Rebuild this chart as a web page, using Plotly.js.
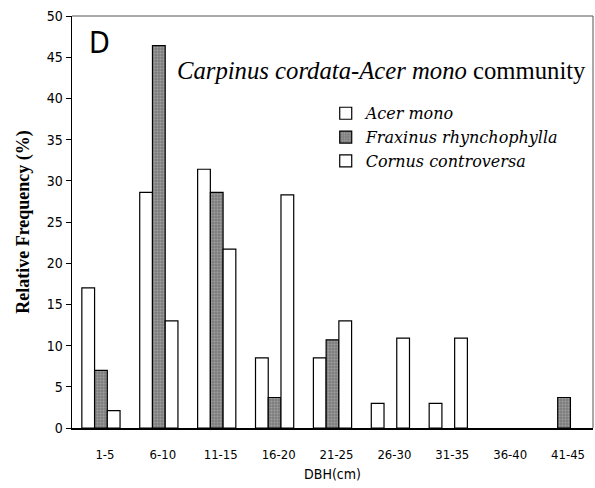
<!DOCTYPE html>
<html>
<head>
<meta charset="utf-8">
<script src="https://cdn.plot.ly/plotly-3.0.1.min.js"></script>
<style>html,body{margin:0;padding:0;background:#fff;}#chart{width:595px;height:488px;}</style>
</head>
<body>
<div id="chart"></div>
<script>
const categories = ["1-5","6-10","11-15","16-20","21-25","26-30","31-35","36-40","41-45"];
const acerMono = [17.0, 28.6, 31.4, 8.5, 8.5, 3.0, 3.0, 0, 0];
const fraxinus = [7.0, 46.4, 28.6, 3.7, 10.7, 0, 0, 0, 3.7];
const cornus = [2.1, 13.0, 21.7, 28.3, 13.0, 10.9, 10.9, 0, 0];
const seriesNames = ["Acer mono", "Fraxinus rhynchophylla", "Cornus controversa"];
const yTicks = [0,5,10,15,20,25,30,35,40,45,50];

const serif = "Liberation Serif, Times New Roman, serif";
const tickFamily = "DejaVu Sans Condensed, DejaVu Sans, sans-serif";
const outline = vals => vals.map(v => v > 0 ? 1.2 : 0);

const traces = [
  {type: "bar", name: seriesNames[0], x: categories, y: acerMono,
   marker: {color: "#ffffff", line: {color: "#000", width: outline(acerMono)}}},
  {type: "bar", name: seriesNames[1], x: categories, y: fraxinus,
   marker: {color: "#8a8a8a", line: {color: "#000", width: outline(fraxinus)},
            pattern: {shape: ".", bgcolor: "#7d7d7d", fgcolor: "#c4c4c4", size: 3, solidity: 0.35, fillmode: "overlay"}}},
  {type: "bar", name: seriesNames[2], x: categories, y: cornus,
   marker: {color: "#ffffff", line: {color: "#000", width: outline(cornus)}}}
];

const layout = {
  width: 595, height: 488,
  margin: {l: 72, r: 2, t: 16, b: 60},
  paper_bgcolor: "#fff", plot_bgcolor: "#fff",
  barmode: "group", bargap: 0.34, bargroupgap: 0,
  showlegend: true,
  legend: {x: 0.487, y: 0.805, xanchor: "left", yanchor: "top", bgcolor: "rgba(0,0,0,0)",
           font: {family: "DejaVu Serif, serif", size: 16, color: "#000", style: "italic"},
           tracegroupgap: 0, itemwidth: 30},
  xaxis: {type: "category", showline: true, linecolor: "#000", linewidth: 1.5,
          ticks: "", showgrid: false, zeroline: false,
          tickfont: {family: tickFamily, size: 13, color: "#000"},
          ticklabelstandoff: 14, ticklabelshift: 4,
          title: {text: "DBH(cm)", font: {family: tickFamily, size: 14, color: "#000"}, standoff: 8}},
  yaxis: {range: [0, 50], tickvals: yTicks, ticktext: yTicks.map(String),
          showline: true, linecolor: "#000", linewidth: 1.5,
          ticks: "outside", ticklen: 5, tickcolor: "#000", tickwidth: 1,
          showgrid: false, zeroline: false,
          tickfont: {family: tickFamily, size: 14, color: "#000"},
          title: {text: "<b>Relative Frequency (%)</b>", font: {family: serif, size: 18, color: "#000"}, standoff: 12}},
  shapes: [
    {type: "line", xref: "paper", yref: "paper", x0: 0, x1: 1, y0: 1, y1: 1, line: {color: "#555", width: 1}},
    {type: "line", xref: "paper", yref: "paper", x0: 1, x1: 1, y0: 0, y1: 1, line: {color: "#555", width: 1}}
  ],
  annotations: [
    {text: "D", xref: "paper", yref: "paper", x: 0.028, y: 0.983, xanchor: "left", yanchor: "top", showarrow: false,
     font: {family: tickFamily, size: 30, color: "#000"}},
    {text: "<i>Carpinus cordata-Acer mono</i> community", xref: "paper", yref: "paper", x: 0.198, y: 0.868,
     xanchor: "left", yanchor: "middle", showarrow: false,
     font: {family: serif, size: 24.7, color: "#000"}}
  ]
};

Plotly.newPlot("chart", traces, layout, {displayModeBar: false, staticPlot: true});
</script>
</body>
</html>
════════════════
__Stated problem__
Restate each line from the start of the listing through the line bearing "const outline = vals" word for word. Drop the pictures.

__Response to this exercise__
Rebuild this chart as a web page, using Plotly.js.
<!DOCTYPE html>
<html>
<head>
<meta charset="utf-8">
<script src="https://cdn.plot.ly/plotly-3.0.1.min.js"></script>
<style>html,body{margin:0;padding:0;background:#fff;}#chart{width:595px;height:488px;}</style>
</head>
<body>
<div id="chart"></div>
<script>
const categories = ["1-5","6-10","11-15","16-20","21-25","26-30","31-35","36-40","41-45"];
const acerMono = [17.0, 28.6, 31.4, 8.5, 8.5, 3.0, 3.0, 0, 0];
const fraxinus = [7.0, 46.4, 28.6, 3.7, 10.7, 0, 0, 0, 3.7];
const cornus = [2.1, 13.0, 21.7, 28.3, 13.0, 10.9, 10.9, 0, 0];
const seriesNames = ["Acer mono", "Fraxinus rhynchophylla", "Cornus controversa"];
const yTicks = [0,5,10,15,20,25,30,35,40,45,50];

const serif = "Liberation Serif, Times New Roman, serif";
const tickFamily = "DejaVu Sans Condensed, DejaVu Sans, sans-serif";
const outline = vals => vals.map(v => v > 0 ? 1.2 : 0);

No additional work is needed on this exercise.